::: PROVIDED DATA

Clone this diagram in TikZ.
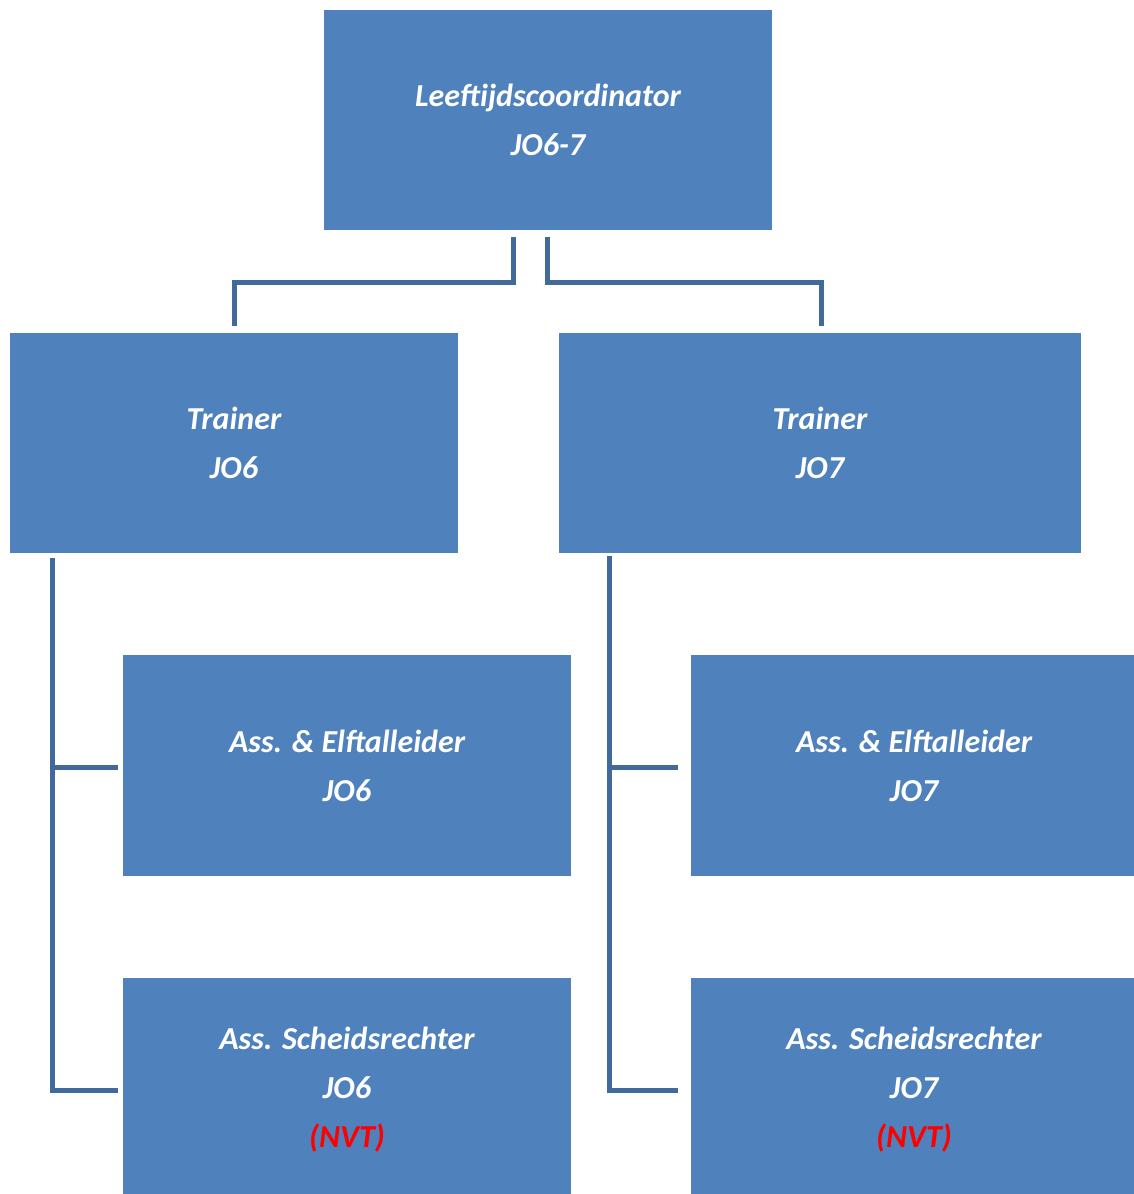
\documentclass[tikz,border=0pt]{standalone}
\usepackage{fontspec}
\setmainfont{Carlito}
\definecolor{boxblue}{HTML}{4F81BD}
\definecolor{linkblue}{HTML}{41699C}
\definecolor{nvtred}{HTML}{FF0000}
\begin{document}
\begin{tikzpicture}[x=1pt,y=-1pt,
  rolebox/.style={fill=boxblue, draw=none, inner sep=0pt, align=center,
    text=white, font=\fontsize{32}{49}\selectfont\bfseries\itshape},
  link/.style={draw=linkblue, line width=5pt, line cap=butt, line join=miter}]
\useasboundingbox (0,0) rectangle (1134,1194);

% role boxes (drawn as filled rectangles, text placed at box centres)
\fill[boxblue] (324,10) rectangle (772,230);
\fill[boxblue] (10,333) rectangle (458,553);
\fill[boxblue] (559,333) rectangle (1081,553);
\fill[boxblue] (123,655) rectangle (571,876);
\fill[boxblue] (691,655) rectangle (1134,876);
\fill[boxblue] (123,978) rectangle (571,1194);
\fill[boxblue] (691,978) rectangle (1134,1194);

\node[rolebox] (coord) at (548,120) {Leeftijdscoordinator\\JO6-7};
\node[rolebox] (tr6) at (234,443) {Trainer\\JO6};
\node[rolebox] (tr7) at (820,443) {Trainer\\JO7};
\node[rolebox] (ass6) at (347,766) {Ass. \& Elftalleider\\JO6};
\node[rolebox] (ass7) at (914,766) {Ass. \& Elftalleider\\JO7};
\node[rolebox] (sch6) at (347,1090) {Ass. Scheidsrechter\\JO6\\\textcolor{nvtred}{(NVT)}};
\node[rolebox] (sch7) at (914,1090) {Ass. Scheidsrechter\\JO7\\\textcolor{nvtred}{(NVT)}};

% connector end points
\coordinate (c6top) at (513,237);
\coordinate (c7top) at (547,237);
\coordinate (t6in) at (234,326);
\coordinate (t7in) at (821,326);
\coordinate (t6out) at (52,558);
\coordinate (t7out) at (609,556);
\coordinate (a6in) at (118,767);
\coordinate (s6in) at (118,1090);
\coordinate (a7in) at (678,767);
\coordinate (s7in) at (678,1090);

% coordinator to trainers
\draw[link] (c6top) -- (c6top |- 0,282) -| (t6in);
\draw[link] (c7top) -- (c7top |- 0,282) -| (t7in);

% trainers to assistants
\draw[link] (t6out) |- (s6in);
\draw[link] (t6out |- a6in) -- (a6in);
\draw[link] (t7out) |- (s7in);
\draw[link] (t7out |- a7in) -- (a7in);
\end{tikzpicture}
\end{document}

::::::

*DIRECTION*.
Write out an exact copy of the listing, first line through the line containing "(691,978) rectangle (1134,1194);", with the pictures left out.

*ANSWER FOR THIS EXERCISE*.
Clone this diagram in TikZ.
\documentclass[tikz,border=0pt]{standalone}
\usepackage{fontspec}
\setmainfont{Carlito}
\definecolor{boxblue}{HTML}{4F81BD}
\definecolor{linkblue}{HTML}{41699C}
\definecolor{nvtred}{HTML}{FF0000}
\begin{document}
\begin{tikzpicture}[x=1pt,y=-1pt,
  rolebox/.style={fill=boxblue, draw=none, inner sep=0pt, align=center,
    text=white, font=\fontsize{32}{49}\selectfont\bfseries\itshape},
  link/.style={draw=linkblue, line width=5pt, line cap=butt, line join=miter}]
\useasboundingbox (0,0) rectangle (1134,1194);

% role boxes (drawn as filled rectangles, text placed at box centres)
\fill[boxblue] (324,10) rectangle (772,230);
\fill[boxblue] (10,333) rectangle (458,553);
\fill[boxblue] (559,333) rectangle (1081,553);
\fill[boxblue] (123,655) rectangle (571,876);
\fill[boxblue] (691,655) rectangle (1134,876);
\fill[boxblue] (123,978) rectangle (571,1194);
\fill[boxblue] (691,978) rectangle (1134,1194);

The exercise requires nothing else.